Maria Lúcia Verdi
Visito a mostra Entre nós – a figura humana no acervo do Masp, no CCBB. Observo as pessoas interagindo com as pinturas executadas por grandes mestres e me recordo de um texto de quinze anos atrás, onde reflito sobre a estética contemporânea e que chamei de O empirismo do mundo. Nele, falo de um mundo artístico “identificável”, e cito Matisse, Cézanne, Balthuss e Vermeer, que não estão na mostra do CCBB, mas que sintonizam com as obras expostas – corpos, mundos identificáveis, mesmo que alterados, histórias que se imaginam ou que são diretamente expostas.
Naquele texto, tratava do cansaço com um tempo onde todos, num ambiente artístico, pareciam compreender tudo em torno e afirmava que não era apenas questão de compreensão. Agora, ao mesmo tempo em que me pergunto se não será exatamente apenas questão de compreensão, me digo que talvez se trate de um conceito antigo. Será que até conceitos como verdade e compreensão também estão entre os não identificáveis do século 21?
O que observei nas reações das pessoas olhando a mostra era o prazer que surge da identificação, do reconhecimento das cenas mostradas nas pinturas (e nas fotografias), além da beleza em si. Conceitos gregos como beleza, harmonia, verdade ecoavam nos prazerosos comentários.

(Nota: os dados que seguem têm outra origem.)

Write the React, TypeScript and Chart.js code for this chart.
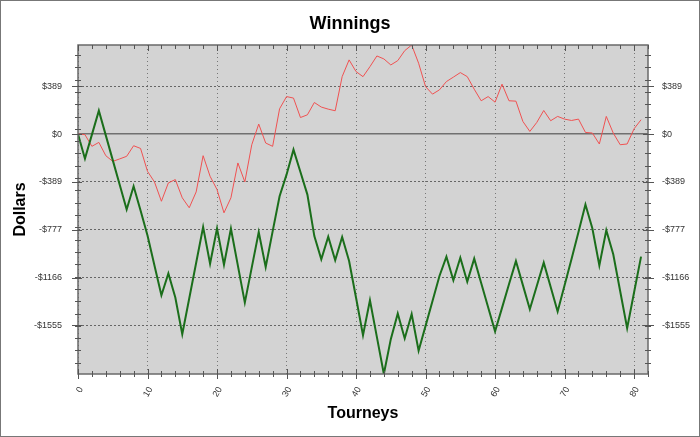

Terminava o texto citado com a narradora do micro relato dizendo que “Concluiu ser necessário ter estado, ter passado por todos os lugares, todas as circunstâncias, além mesmo da inteligência e da transcrição da experiência. Tratava-se do compromisso com o empirismo do mundo.” Me referia, ironicamente, a um cansativo compromisso com o social – o empirismo do mundo – com o que, hoje, equivale a estar sempre presente nas redes sociais, participando de todas as circunstâncias das vidas alheias.
Desenho de Flávio Carvalho
Mas também me referia a um som que escutara fora do espaço da mostra, que há quinze anos me sugerira o texto – uma exposição de hiper-realistas ingleses (de que me foge o nome hoje), onde se viam animais cortados ao meio e conservados em formol, crianças com pênis na boca. O som que escutara era de ambulâncias, poderia até dizer de desesperadas ambulâncias tentando vencer o trânsito e chegar a algum lugar. O som de ambulâncias é sempre desesperado, alguém dentro ou alguém fora está por um fio. Um fio mais concreto e iminente do que o cotidiano fio que lutamos por ignorar.
E no texto escrevia: “O som de ambulâncias, sirenes lá fora, e a possibilidade de mais um atentado.” Havia ocorrido há pouco um dos tantos atentados. Hoje me ocorre um cético pensamento: talvez fazer o percurso até os museus, os cinemas, de olhos vendados, retirando a venda apenas quando já sentados ou em pé dentro do espaço protegido. Seja o mundo do “entre nós”, que dá título à mostra, que o mundo em que tudo está (ou parece estar) fora de nós, são aspectos de uma mesma coisa, aquela “das ding” aterradora de que fala a psicanálise.